- " (...) Tarih ilmiyle insanın gelişmişliğinin
aynı şeymiş zannedilmesi
bütün insan bilgisini etkiler
geçmişin bilinmemesi
geçmişin iptidâîliği değildir
bilinebildikçe bu düşünce değişir
Atlantis misal!.."
Salih Mirzabeyoğlu'nun İBDA yayınlarından çıkan 56. eseri. Kitap 36 bölüm, 308 ara başlıktan müteşekkil ve 744 sahife.
Mirzabeyoğlu eserini takdim ederken, eseri hangi saik, gaye ve murad ile kaleme aldığını da hülasalandırmış:
-" Kâinat ve insanın yaratılışı hakkında, semavî dinler bir yana, insanlık tarihi boyunca sayısız fikir ve ilim
(...)
Hakikate mutlak aykırı bir söz
söylemek mümkün değil
bu yüzden sürükler hakikatin hakikati
kendine aykırı olanı peşinden
kendi öz rengini verene kadar
MİTOLOJİ ile ilgilimiz de bundan!
- " (...) Rüya -zamanın ve mekânın dışında psikolojik bir metodla- yorumlanamaz...
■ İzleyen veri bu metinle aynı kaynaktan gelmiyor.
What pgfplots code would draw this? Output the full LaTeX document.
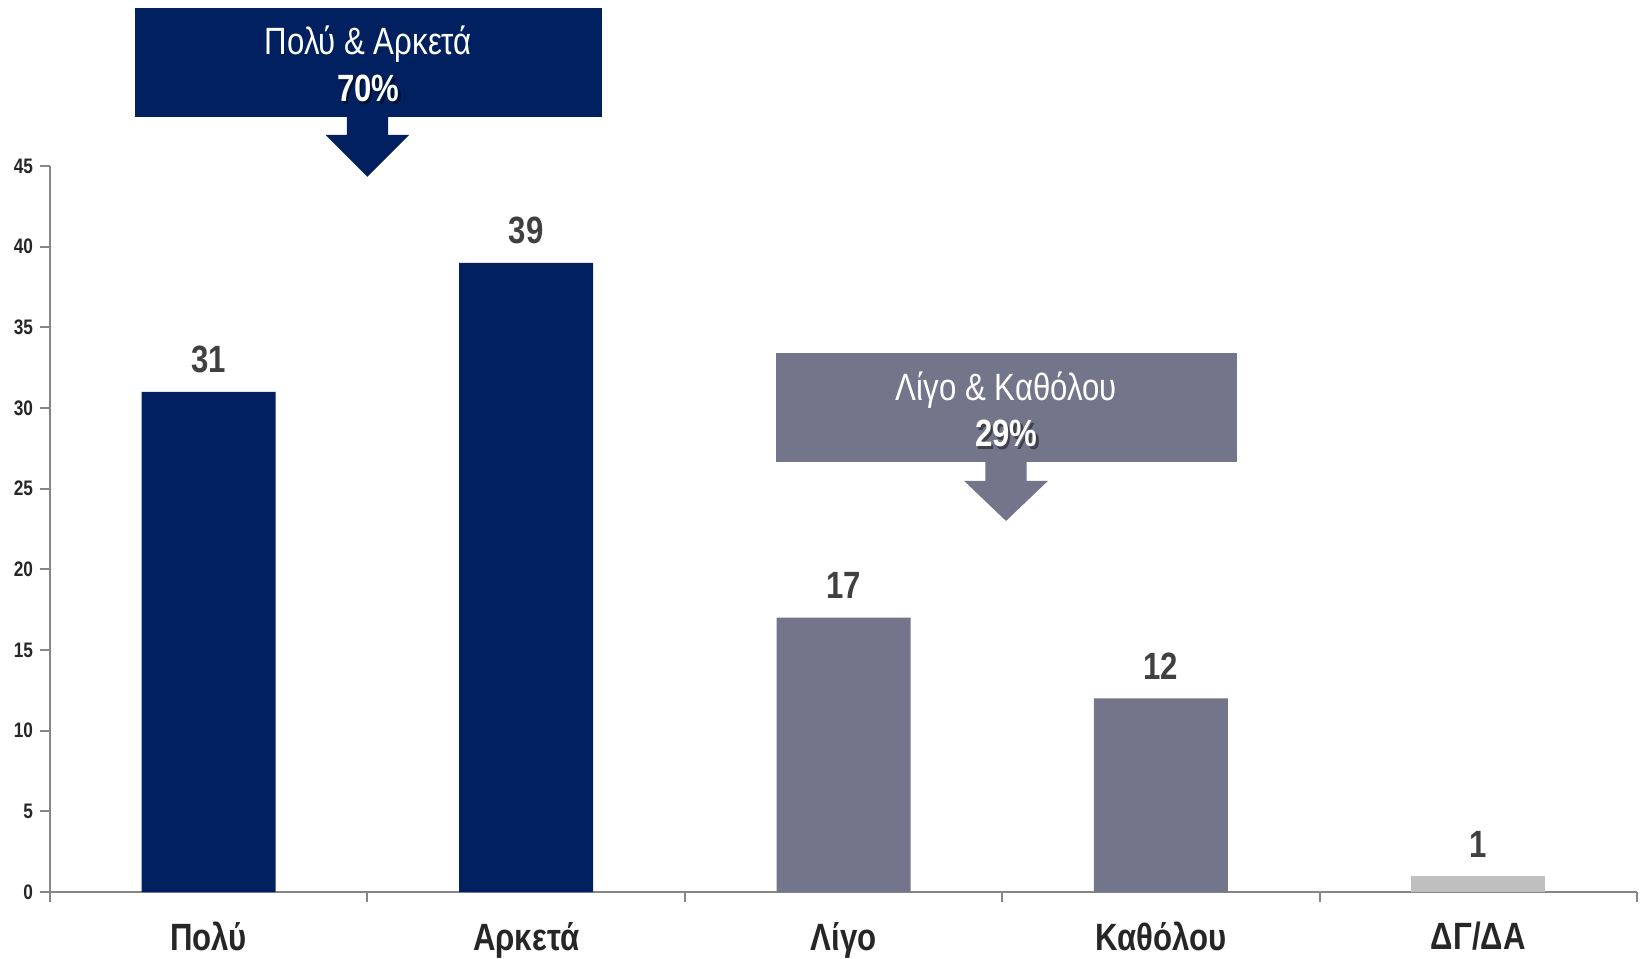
\documentclass[border=0pt]{standalone}
\usepackage{pgfplots}
\pgfplotsset{compat=1.18}
\usepackage{fontspec}
\setmainfont{Liberation Sans}[FakeStretch=0.82]
\definecolor{navy}{RGB}{0,32,96}
\definecolor{slate}{RGB}{115,117,138}
\definecolor{lgray}{RGB}{191,191,191}
\definecolor{axgray}{RGB}{134,134,134}
\definecolor{lbl}{RGB}{64,64,64}
\definecolor{tk}{RGB}{38,38,38}
\begin{document}
\begin{tikzpicture}
\begin{axis}[
  scale only axis, width=793.5pt, height=363pt,
  xmin=-0.5, xmax=4.5, ymin=0, ymax=45,
  axis x line=bottom, axis y line=left,
  axis line style={draw=axgray, line width=1pt, -},
  ytick={0,5,...,45},
  ytick style={draw=axgray, line width=1pt},
  major tick length=5pt,
  tick align=outside,
  yticklabel style={font=\bfseries\fontsize{10.5}{12}\selectfont, text=tk},
  /pgf/number format/assume math mode=true,
  xtick={-0.5,0.5,1.5,2.5,3.5,4.5}, xticklabel=\empty,
  xtick style={draw=axgray, line width=1pt},
  extra x ticks={0,1,2,3,4},
  extra x tick labels={Πολύ,Αρκετά,Λίγο,Καθόλου,ΔΓ/ΔΑ},
  extra x tick style={major tick length=0pt, tick style={draw=none}, tick label style={font=\bfseries\fontsize{19}{22}\selectfont, text=tk, inner sep=0pt, yshift=-15pt}},
  clip=false,
  ybar, bar width=67pt,
  nodes near coords,
  every node near coord/.append style={font=\bfseries\fontsize{19}{22}\selectfont, text=lbl, inner sep=0pt, anchor=south, yshift=9.2pt},
]
\addplot[fill=navy, draw=none, bar shift=0pt] coordinates {(0,31) (1,39)};
\addplot[fill=slate, draw=none, bar shift=0pt] coordinates {(2,17) (3,12)};
\addplot[fill=lgray, draw=none, bar shift=0pt] coordinates {(4,1)};
% invisible bounding frame
\path (axis cs:-0.6575,-4.03) rectangle (axis cs:4.522,55.29);
% callout 1
\fill[navy] (axis cs:-0.232,48.05) rectangle (axis cs:1.239,54.8);
\fill[navy] (axis cs:0.435,48.1) -- (axis cs:0.565,48.1) -- (axis cs:0.565,46.93) -- (axis cs:0.632,46.93) -- (axis cs:0.5,44.33) -- (axis cs:0.368,46.93) -- (axis cs:0.435,46.93) -- cycle;
\node[anchor=base, text=white, inner sep=0pt, font=\fontsize{19}{22}\selectfont] at (axis cs:0.503,51.9) {Πολύ \& Αρκετά};
\node[anchor=base, text=black, opacity=0.45, inner sep=0pt, font=\bfseries\fontsize{19}{22}\selectfont] at ([xshift=1.2pt,yshift=-1.2pt]axis cs:0.503,48.98) {70\%};
\node[anchor=base, text=white, inner sep=0pt, font=\bfseries\fontsize{19}{22}\selectfont] at (axis cs:0.503,48.98) {70\%};
% callout 2
\fill[slate] (axis cs:1.787,26.65) rectangle (axis cs:3.24,33.4);
\fill[slate] (axis cs:2.447,26.7) -- (axis cs:2.577,26.7) -- (axis cs:2.577,25.48) -- (axis cs:2.644,25.48) -- (axis cs:2.512,23.0) -- (axis cs:2.38,25.48) -- (axis cs:2.447,25.48) -- cycle;
\node[anchor=base, text=white, inner sep=0pt, font=\fontsize{19}{22}\selectfont] at (axis cs:2.513,30.47) {Λίγο \& Καθόλου};
\node[anchor=base, text=black, opacity=0.45, inner sep=0pt, font=\bfseries\fontsize{19}{22}\selectfont] at ([xshift=1.2pt,yshift=-1.2pt]axis cs:2.513,27.6) {29\%};
\node[anchor=base, text=white, inner sep=0pt, font=\bfseries\fontsize{19}{22}\selectfont] at (axis cs:2.513,27.6) {29\%};
\end{axis}
\end{tikzpicture}
\end{document}
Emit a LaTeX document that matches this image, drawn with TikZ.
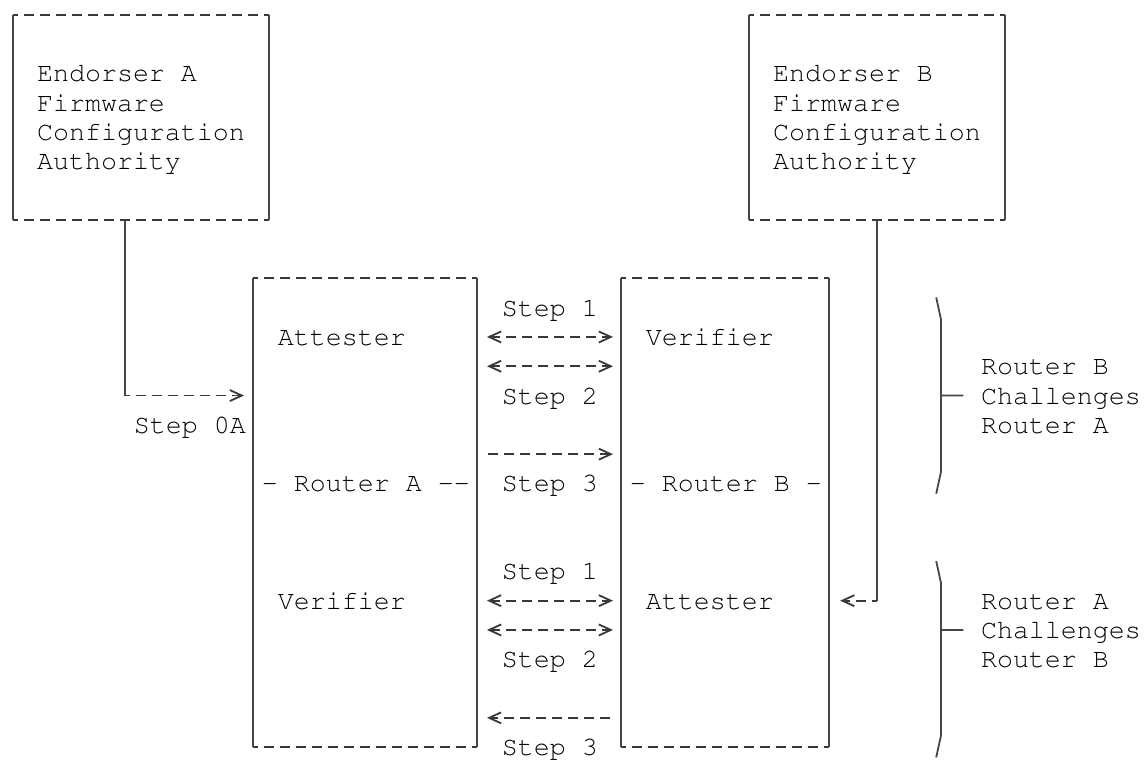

İnsan rüya görmez -rüyada görülür
gördüğü kendi hâli ve başkasının beni...
- " (...) İnsan - kültürün her safhasında
dünyadaki varoluş hakkında
en derin ve asli meseleleri
dininde ve dolayısıyla
mitolojisinde dile getirmiş
yeni anlıyoruz daha..."
İlk dil ilk insanla vardı
ilk İNSAN - ilk PEYGAMBER
insan lisandır - lisan taayyün
ruh gibi - zaman gibi - mekan gibi
sese bürünmeden önce mücerred!
İslam büyüklerinin sözü hatırlanmalı:
— "Arabça nebiler dilidir
Farsça veliler lisanı!"
... MUTLAK FİKRİN GEREKLİLİĞİ bahsinin temel ölçülendirmelerinden birini de görelim: Alaaddin Attar Hazretleri, müşahede hususunda ''ilim tarafını tutmak ve halini gizlemek gerektir!'' buyurmuşlardır. İnsanda İLİM ve AYN, yani İMAN ve HAKİKAT MÜŞAHEDESİ bir araya gelse, o müşahede Şeriat'e uymayacak olursa, Şeriat tarafını tutmak ve başka hiçbir şeye kıymet vermemek iktiza eder. Bu makam nice ariflerin ayaklarının sürçtüğü noktadır, çünkü onlar müşahedeye erince onunla amel ederler ve imanla amel etmezleri ayaklar kayar. Buradan bize çıkacak olan kıssa şudur ki, limanı görünce PUSULA gerekmez ama, her gördüğünü de liman sanma; hakikat bahsinde her zaman mihenk PUSULA ŞERİAT'tır. Bu husus, bedahat ifade eder açıklık niyetine hakikat kabul edilen çeşitli verilerin, ''Şeriat'e aykırı hiçbir hakikat olmaz'' anlayışıyla değerlendirilmesi bakımından mühimdir.
Büyük Doğu - İbda anlayışındaki SİYASET, Üstadım'ın beyanı halinde şudur: '' İslam inkilabında siyaset, içeriye doğru, her çizgisi ve noktası tamam bir ideolocya manzumesine dayalı bütün bir oluş işinin minevala dehasıdır. Bu yüzden o, teker teker kendi asli hamle ve hareket şubeleri içinde ifade edilebilir; toplu ve merkezi olarak belirtilemez. İslam inkılabında toplu ve merkezi siyaset, ancak ''harici politika'' ifadesiye dışarıya doğru olanıdır. Gerçekten, İslam'ın, dışarıya doğru tek bir vahid beliritici, tam manasıyla sabit ve çerçeveli bir siyaseti vardır''...
İmam Gazali Hazretlerinin, kurucu, koruyucu, ve yönlendirici rolüyle FERASET'in ifadesi, olması gereken SİYASETİ, aslıyla feraset ve anlayış demek olan FIKIH'ın tatbiki, bu bakımdan da ondan üstün görmesi, dışarıya doğru toplu ve merkezi bir nitelik belirten SİYASET - FERASET - YOL'un kıymetinide gösterir.